Se a Autoridade Nacional de Segurança Rodoviária tivesse uma lista de acidentes permanentemente actualizada, a via rápida já não surgiria com registo nulo. É que das nove vítimas de acidentes nas estradas regionais ocorridas desde o início do ano até ao dia de hoje, quatro dizem respeito a sinistros verificados na via rápida, registados naturalmente após o período contemplado no relatório da ANSR.

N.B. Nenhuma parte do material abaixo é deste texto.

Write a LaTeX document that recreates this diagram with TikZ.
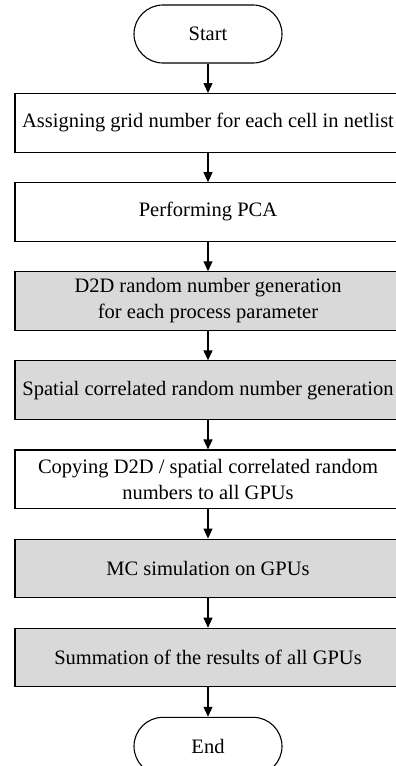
\documentclass[tikz,border=0pt]{standalone}
\usepackage{fontspec}
\setmainfont{Liberation Serif}
\usetikzlibrary{arrows.meta, positioning}

\begin{document}
\begin{tikzpicture}[>={Triangle[length=10pt,width=9pt]}, node distance=29.5pt, x=1pt, y=1pt,
  every node/.style={font=\fontsize{20.5}{26}\selectfont, inner sep=1pt},
  term/.style={draw, line width=1.1pt, rounded corners=29pt, minimum width=148pt, minimum height=58pt},
  proc/.style={draw, line width=1.1pt, minimum width=386pt, minimum height=58.5pt, align=center},
  shaded/.style={proc, fill=black!15}]
  \useasboundingbox (0,0) rectangle (396,-766);

  \node[term] (start) at (208,-34) {Start};
  \node[proc, below=of start] (grid) {Assigning grid number for each cell in netlist};
  \node[proc, below=of grid] (pca) {Performing PCA};
  \node[shaded, below=of pca] (dtod) {D2D random number generation\\for each process parameter};
  \node[shaded, below=of dtod] (spatial) {Spatial correlated random number generation};
  \node[proc, below=of spatial] (copy) {Copying D2D / spatial correlated random\\numbers to all GPUs};
  \node[shaded, below=of copy] (mc) {MC simulation on GPUs};
  \node[shaded, below=of mc] (sum) {Summation of the results of all GPUs};
  \node[term, below=of sum] (end) {End};

  \draw[->, line width=1.1pt] (start) -- (grid);
  \draw[->, line width=1.1pt] (grid) -- (pca);
  \draw[->, line width=1.1pt] (pca) -- (dtod);
  \draw[->, line width=1.1pt] (dtod) -- (spatial);
  \draw[->, line width=1.1pt] (spatial) -- (copy);
  \draw[->, line width=1.1pt] (copy) -- (mc);
  \draw[->, line width=1.1pt] (mc) -- (sum);
  \draw[->, line width=1.1pt] (sum) -- (end);
\end{tikzpicture}
\end{document}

Eis a relação dos acidentes com vítimas mortais no corrente ano na Madeira:
25 de Janeiro
Um homem de 54 anos morreu
atropelado na Estrada João Gonçalves Zarco, no Caniço.
26 de Maio
Um outro homem de 30 anos morreu
na sequência de um acidente de moto no túnel do Lugar de Baixo, na Ponta do
Sol.
5 de Junho
Um turista perdeu a vida após ter
sido atropelado na via rápida, na recta do Aeroporto.
3 de Agosto
Um jovem motociclista de 17 anos
morreu na sequência de um acidente de viação na Rua Dr. Pita, acima dos
Barreiros, no Funchal.
2 de Setembro
Idosa de 80 anos atropelada
mortalmente junto a paragem no Rochão, Camacha.
11 de Setembro
Um homem que seguia como passageiro numa motorizada faleceu na sequência de um acidente que envolveu uma viatura na
Estrada Regional 102 (Camacha-Santo da Serra).
29 de Setembro
Dois jovens perderam a vida num
despiste de mota no túnel da Quinta Grande.
3 de Outubro
Um homem de 69 anos morreu após um
despiste na saída da via rápida, na Boa Nova.
Os dados disponíveis até ao momento desmentem que a via rápida, em específico, seja “uma das [estradas] mais perigosas e inseguras de todo o Portugal”.
No entanto, há que reconhecer que há motivos para que os madeirenses fiquem com a percepção de que as “loucuras e descontrolos” estão a aumentar nas estradas regionais. Desde logo, porque é notório o aumento do tráfego automóvel. Por outro lado, a Serviço Regional de Protecção Civil registou 629 pedidos de socorro relativos a acidentes de viação nos primeiros nove meses deste ano, o que corresponde a um aumento face ao período homólogo de 2023.